Se houve mineração por parte dos jesuítas, esta, com certeza, foi de caráter clandestino, pois não era esse o motivo oficial da presença deles no novo mundo. Os jesuítas atravessaram o Atlântico para salvar, catequizar almas para o Senhor Jesus Cristo através da conversão dos infiéis indígenas, e não para garimpar riquezas mundanas. O provável desvio de função dos jesuítas foi clandestino, logo se torna uma tarefa inútil buscar documentos que provem tal ação. Outra razão da clandestinidade era evitar uma corrida nas regiões das minas, motivada pela cobiça dos aventureiros. O poder dos jesuítas neste período era muito grande, podendo a Ordem ser considerada um Estado dentro do próprio Estado. E, com tanto poder, os Inacianos não iriam querer entregar nem o Estado, nem a aventureiros, as riquezas que porventura descobrissem.

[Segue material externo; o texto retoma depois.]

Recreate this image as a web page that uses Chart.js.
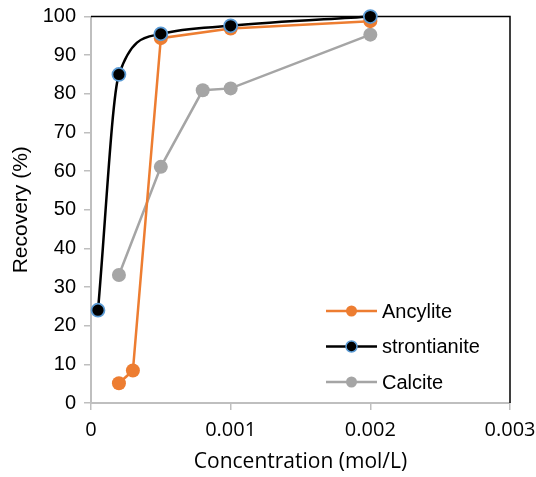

Em 1734, Pedro Bueno envia uma carta ao Rei pedindo auxílio em seus trabalhos de mineração no Castelo. O Rei atende ao pedido ordenando que o Vice-Rei, Conde de Sabugosa, o ajudasse. Mas este, a pedido dos jesuítas, não cumpriu as ordens reais, frustrando assim, as aspirações do Bandeirante Paulista. Esta intervenção pode claramente ser interpretada como uma vingança dos jesuítas por terem perdido o domínio sobre as minas do Castelo.

Não é possível darmos definições totalmente precisas a respeito do assunto, mas mesmo assim, buscaremos sintetizar o que defendemos. Existem provas documentais (Livro Tombo da Paróquia de Itapemirim) de que o início do povoamento na região das serras do Castelo foi o começo do século XVII. Este povoamento pode ter sido iniciado antes, já que em 1625, as Missões de Montes Castello já contavam, inclusive com igreja. Existem fortes indícios de que os trabalhos de mineração tenham iniciado ao mesmo tempo do povoamento. Devido às fortes evidências, passaremos a considerar, de agora em diante, que realmente houve exploração de ouro por parte dos jesuítas na região das minas do Castelo.